Martha Bailey (University of Michigan and NBER) provided a longer historical perspective in her remarks.  She noted that completed childbearing has been remarkably stable across birth cohorts, with strong adherence to a “two-child norm” – about one-third of women born in each cohort between 1940 and 1980 had two children, a much higher share than had zero, one, or three children (about 15-20 percent in each case).  Among these women, falling birth rates at younger ages appear to have reflected delay, not foregone childbearing.  These population values mask growing differences by education. Bailey found that the mean age at first birth has remained roughly constant across cohorts for women in the lowest quartile of educational attainment, at around age 22, while rising from about age 24.5 to age 27.5 between the 1940 to 1960 birth cohorts for women in the highest quartile.

Kasey Buckles (University of Notre Dame and NBER) focused on the post-2007 fertility decline and its causes and implications.  She noted that the total fertility rate, which equals the sum of age-specific rates, has declined by 18 percent since 2007.  Fertility declines have occurred exclusively among younger women, with birth rates dropping by 58 percent for teenagers, 36 percent for women ages 20 to 24, and 20 percent for women ages 25 to 29.  Beyond the recession, Buckles pointed to significant changes in the economic well-being of low-income women and increased access to contraception as potential explanations for the decline in young women’s fertility.  In terms of the effect on lifetime fertility, Buckles pointed out that women born in the mid-to-late 1980s would need to experience near-Baby Boom fertility rates to reach a cohort total fertility rate of 2.0.  

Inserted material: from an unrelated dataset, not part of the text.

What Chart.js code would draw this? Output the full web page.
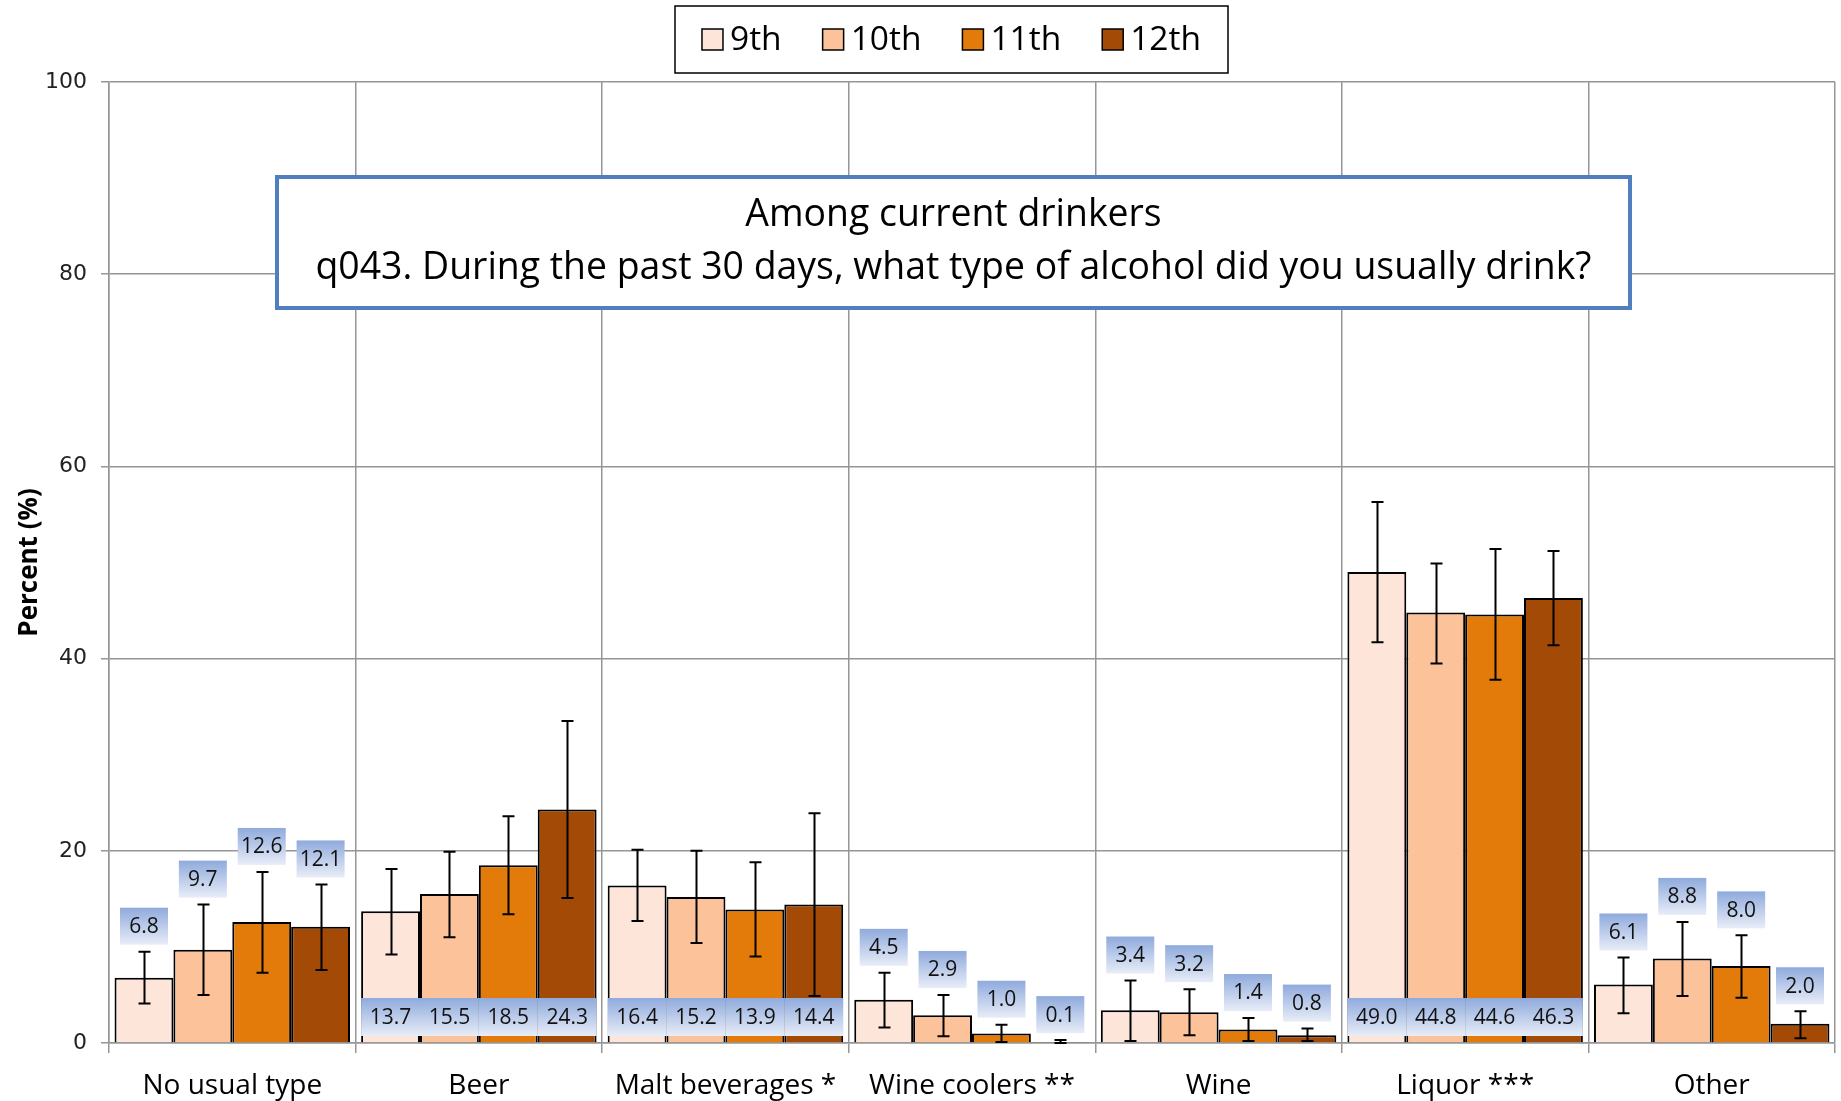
<!DOCTYPE html>
<html><head><meta charset="utf-8">
<script src="https://cdn.jsdelivr.net/npm/chart.js@4.4.1/dist/chart.umd.min.js"></script>
<style>html,body{margin:0;padding:0;background:#fff}#wrap{width:1841px;height:1101px;position:relative}</style>
</head><body><div id="wrap"><canvas id="c" width="1841" height="1101"></canvas></div>
<script>
const categories = ["No usual type","Beer","Malt beverages *","Wine coolers **","Wine","Liquor ***","Other"];
const seriesLabels = ["9th","10th","11th","12th"];
const grade9  = [6.8, 13.7, 16.4, 4.5, 3.4, 49.0, 6.1];
const grade10 = [9.7, 15.5, 15.2, 2.9, 3.2, 44.8, 8.8];
const grade11 = [12.6, 18.5, 13.9, 1.0, 1.4, 44.6, 8.0];
const grade12 = [12.1, 24.3, 14.4, 0.1, 0.8, 46.3, 2.0];
const lower9  = [4.1, 9.2, 12.7, 1.6, 0.2, 41.7, 3.1];
const upper9  = [9.5, 18.1, 20.1, 7.3, 6.5, 56.3, 8.9];
const lower10 = [5.0, 11.0, 10.4, 0.7, 0.8, 39.5, 4.9];
const upper10 = [14.4, 19.9, 20.0, 5.0, 5.6, 49.9, 12.6];
const lower11 = [7.3, 13.4, 9.0, 0.1, 0.2, 37.8, 4.7];
const upper11 = [17.8, 23.6, 18.8, 1.9, 2.6, 51.4, 11.2];
const lower12 = [7.6, 15.1, 4.9, 0.0, 0.2, 41.4, 0.5];
const upper12 = [16.5, 33.5, 23.9, 0.3, 1.5, 51.2, 3.3];
const yTicks = [0, 20, 40, 60, 80, 100];
const titleLines = ["Among current drinkers", "q043. During the past 30 days, what type of alcohol did you usually drink?"];
const yAxisTitle = "Percent (%)";

const values = [grade9, grade10, grade11, grade12];
const lowers = [lower9, lower10, lower11, lower12];
const uppers = [upper9, upper10, upper11, upper12];
const colors = ["#FDE6D9", "#FCC39A", "#E27B09", "#A34A06"];
const FONT = "'Open Sans', 'Noto Sans', sans-serif";

const errorBarPlugin = {
  id: 'errorBars',
  afterDatasetsDraw(chart) {
    const ctx = chart.ctx, ys = chart.scales.y;
    ctx.save();
    ctx.strokeStyle = '#000';
    ctx.lineWidth = 2;
    chart.data.datasets.forEach((ds, i) => {
      const meta = chart.getDatasetMeta(i);
      meta.data.forEach((el, j) => {
        const x = Math.round(el.x) + 0.5;
        const yh = ys.getPixelForValue(uppers[i][j]);
        const yl = ys.getPixelForValue(lowers[i][j]);
        ctx.beginPath();
        ctx.moveTo(x, yh); ctx.lineTo(x, yl);
        ctx.moveTo(x - 6, yh); ctx.lineTo(x + 6, yh);
        ctx.moveTo(x - 6, yl); ctx.lineTo(x + 6, yl);
        ctx.stroke();
      });
    });
    ctx.restore();
  }
};

function gradBox(ctx, x, y, w, h) {
  const g = ctx.createLinearGradient(0, y, 0, y + h);
  g.addColorStop(0, '#8FAADC');
  g.addColorStop(1, '#E8EDF8');
  ctx.fillStyle = g;
  ctx.fillRect(x, y, w, h);
}

const labelPlugin = {
  id: 'valueLabels',
  afterDatasetsDraw(chart) {
    const ctx = chart.ctx, ys = chart.scales.y;
    ctx.save();
    ctx.font = "21px " + FONT;
    ctx.textAlign = 'center';
    ctx.textBaseline = 'middle';
    const y0 = ys.getPixelForValue(0);
    categories.forEach((c, j) => {
      const minVal = Math.min(...values.map(v => v[j]));
      const base = minVal >= 13;
      chart.data.datasets.forEach((ds, i) => {
        const el = chart.getDatasetMeta(i).data[j];
        const txt = values[i][j].toFixed(1);
        let bx, by, bw, bh;
        if (base) {
          bw = el.width; bh = 38;
          bx = el.x - bw / 2; by = y0 - 7 - bh;
        } else {
          bw = 48; bh = 37;
          bx = el.x - bw / 2;
          by = ys.getPixelForValue(uppers[i][j]) - 7 - bh;
        }
        gradBox(ctx, bx, by, bw, bh);
        ctx.fillStyle = '#111';
        ctx.fillText(txt, el.x, by + bh / 2 + 1);
      });
    });
    ctx.restore();
  }
};

const titleBoxPlugin = {
  id: 'titleBox',
  afterDraw(chart) {
    const ctx = chart.ctx;
    const x = 277, y = 177, w = 1353, h = 131;
    ctx.save();
    ctx.fillStyle = '#fff';
    ctx.fillRect(x, y, w, h);
    ctx.strokeStyle = '#4F7FBE';
    ctx.lineWidth = 4;
    ctx.strokeRect(x, y, w, h);
    ctx.fillStyle = '#000';
    ctx.font = "100px " + FONT;
    const m = ctx.measureText(titleLines[1]).width;
    const size = Math.min(40, 100 * 1276 / m);
    ctx.font = size.toFixed(1) + "px " + FONT;
    ctx.textAlign = 'center';
    ctx.textBaseline = 'middle';
    ctx.fillText(titleLines[0], x + w / 2, 215);
    ctx.fillText(titleLines[1], x + w / 2, 268);
    ctx.restore();
  }
};

const legendPlugin = {
  id: 'boxLegend',
  afterDraw(chart) {
    const ctx = chart.ctx;
    const bx = 675, by = 6, bw = 553, bh = 67;
    ctx.save();
    ctx.strokeStyle = '#000';
    ctx.lineWidth = 1.5;
    ctx.strokeRect(bx, by, bw, bh);
    ctx.font = "33.5px " + FONT;
    ctx.textBaseline = 'middle';
    ctx.textAlign = 'left';
    const sq = 21, gap = 7, itemGap = 41;
    const widths = seriesLabels.map(l => ctx.measureText(l).width);
    const total = widths.reduce((a, b) => a + b, 0) + seriesLabels.length * (sq + gap) + (seriesLabels.length - 1) * itemGap;
    let cx = bx + (bw - total) / 2;
    const cy = by + bh / 2;
    seriesLabels.forEach((l, i) => {
      ctx.fillStyle = colors[i];
      ctx.fillRect(cx, cy - sq / 2, sq, sq);
      ctx.strokeStyle = '#000';
      ctx.lineWidth = 1.5;
      ctx.strokeRect(cx, cy - sq / 2, sq, sq);
      ctx.fillStyle = '#000';
      ctx.fillText(l, cx + sq + gap, cy + 1);
      cx += sq + gap + widths[i] + itemGap;
    });
    ctx.restore();
  }
};

const gridColor = '#969696';
new Chart(document.getElementById('c'), {
  type: 'bar',
  data: {
    labels: categories,
    datasets: seriesLabels.map((l, i) => ({
      label: l,
      data: values[i],
      backgroundColor: colors[i],
      borderColor: '#000',
      borderWidth: 2,
      categoryPercentage: 0.955,
      barPercentage: 1.0
    }))
  },
  options: {
    responsive: false,
    devicePixelRatio: 1,
    animation: false,
    layout: { padding: { top: 82, right: 6, left: 0, bottom: 0 } },
    plugins: { legend: { display: false }, tooltip: { enabled: false } },
    scales: {
      x: {
        grid: { display: true, offset: true, color: gridColor, lineWidth: 1.5, tickLength: 10, drawOnChartArea: true },
        border: { display: true, color: gridColor, width: 1.5 },
        ticks: { font: { family: FONT, size: 28 }, color: '#000', padding: 16, maxRotation: 0, autoSkip: false },
        afterFit(s) { s.height = 58; }
      },
      y: {
        min: 0, max: 100,
        afterBuildTicks(s) { s.ticks = yTicks.map(v => ({ value: v })); },
        grid: { color: gridColor, lineWidth: 1.5, tickLength: 8 },
        border: { display: true, color: gridColor, width: 1.5 },
        ticks: { font: { family: "'DejaVu Sans', sans-serif", size: 22 }, color: '#222', padding: 14 },
        title: { display: true, text: yAxisTitle, font: { family: FONT, size: 26, weight: 'bold' }, color: '#000', padding: { top: 14, bottom: 0 } },
        afterFit(s) { s.width = 109; }
      }
    }
  },
  plugins: [errorBarPlugin, labelPlugin, titleBoxPlugin, legendPlugin]
});
</script>
</body></html>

Caitlin Myers (Middlebury College) discussed the “mechanical causes” of the fertility decline, including changes in sexual activity, contraception use and effectiveness, and abortion access.  She noted that the rising use of long-acting, reversible contraception (LARC) use does not necessarily reduce pregnancy risk – for example, older women are substituting LARC for surgical sterilization.  However, increasing contraception use does seem to be a contributor to declining teen birth rates.  Myers reported that increased access to abortion after its legalization explains most of the decline in births before age 19 between the 1940 and 1958 birth cohorts.  Based on state policy environments and credible estimates of the causal effects of travel distance on abortion use, Myers estimated that a reversal of the Roe v. Wade decision could increase the total fertility rate by up to 0.05.   

Steve Goss, Chief Actuary of the Social Security Administration, ended the panel with a discussion of the effect of employment and earnings on births to women ages 20 to 34.  He remarked that three out of four births occur to women in this age group, and that steady birth rates among women ages 30 to 34 since the Great Recession have helped to offset fertility declines in the younger groups.  He noted that the employment to population ratio has been rising since 2011 and earnings have also begun to rise recently for young women and men.  The lack of a reversal in birth rate declines among those under 30 and the continued level (not rising) birth rates at ages 30 to 34 thus suggest that there may be a lag between a change in economic conditions and a change in birth rates, potentially reflecting the need to develop sufficient confidence in the persistence of improved economic conditions.